Printmaker Joël Roche was born in Clermont-Ferrand, France, in January of 1939. At eighteen he enrolled at the École des Beaux-Arts of Clermont-Ferrand, despite the protests of his father, an engineer. He started as a painter and illustrator, created his first engraving, "Arborescence et nu," in 1958, and was accepted into the École des Beaux-Arts of Paris the next year. There, under the patronage of Cami and Coutaud, he found his true vocation as an engraver, with the burin as his tool of preference.
In 1968 Roche won the 2nd Grand Prix de Rome de Gravure, the last year this prize was given. This piece, "La Belle Magicienne," is typical of his work, portraying a tall and slender feminine figure, surrounded by exuberant and extremely detailed vegetation, objects and animals. Following this, he won a number of prestigious titles over the years, from the Académie des Beaux-Arts, the salon des Artistes Français, and the Société Nationale des Beaux-Arts to name a few.
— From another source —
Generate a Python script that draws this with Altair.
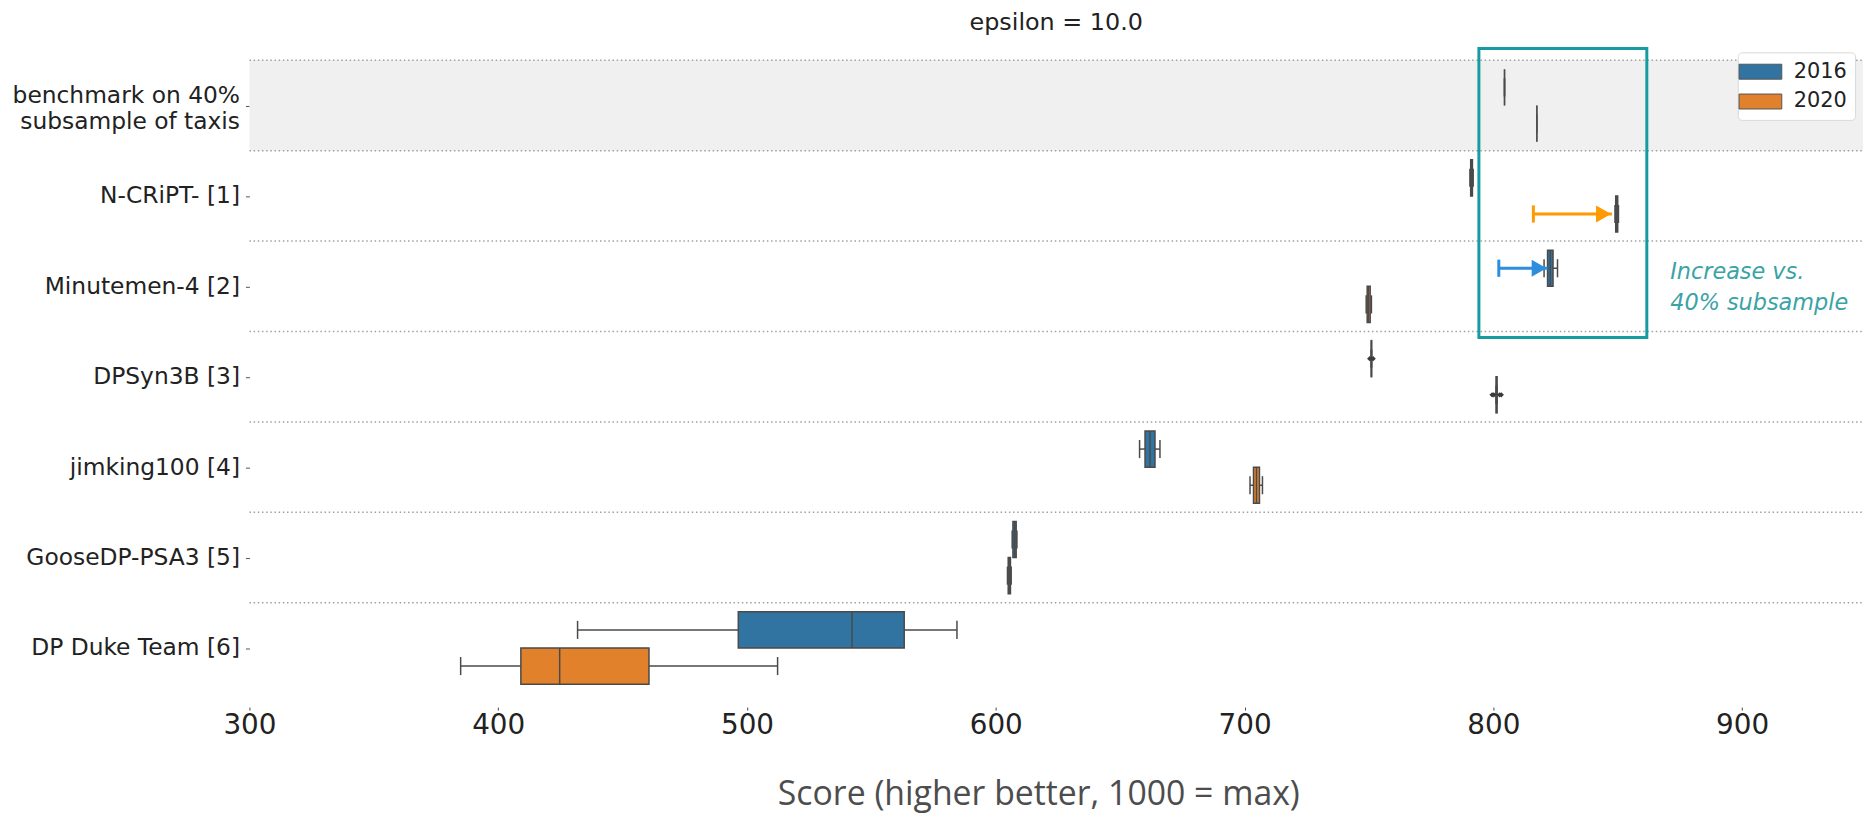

In 1978, he began to teach at the Paris Val de Seine School of Art and Architecture. He became known for his meticulous work, where incongruous geometrical shapes are intertwined with human and animal figures. Artist Jean-Eugène Bersier said about Roche: « Nous voyons un Lunven comme un Joël Roche rechercher avec une insistance étrange et un métier parfait l’expression d’un surréalisme inquiétant » (We see a Lunven like a Joël Roche, seeking with strange insistence and a perfect technique the expression of a disturbing surrealism) (J.-E. Bersier, La Gravure, les procédés, l’histoire, 1963 – 4e éd. 1984, p. 369 et pl. 157).
In addition to his personal work, he was a very enthusiastic and generous teacher, and very active in organizing and participating in various exhibitions in France and abroad. Later in life he taught from his studio in Paris on Rue Ricaut, and offered countryside internships at Mareau-aux-Bois in the Loiret. Vincent Delaury wrote about Roche: "Loving to transmit his knowledge and share with others, this engraver possesses the cardinal virtue of suggesting without hindering." He also worked with other engravers in "engraved dialogues" that he himself defined as followed: "The principle of an engraved dialogue is to work in turn on the same plate. As in a conversation, each phase (sentence) responds to the previous one or resumes the speech interrupted by the work of the other artist."
In December of 2013, he received the Medal of Honor from the Salon des Artistes Français. A year later, the same organization held a posthumous tribute to him in November, five months after his death in June of 2014.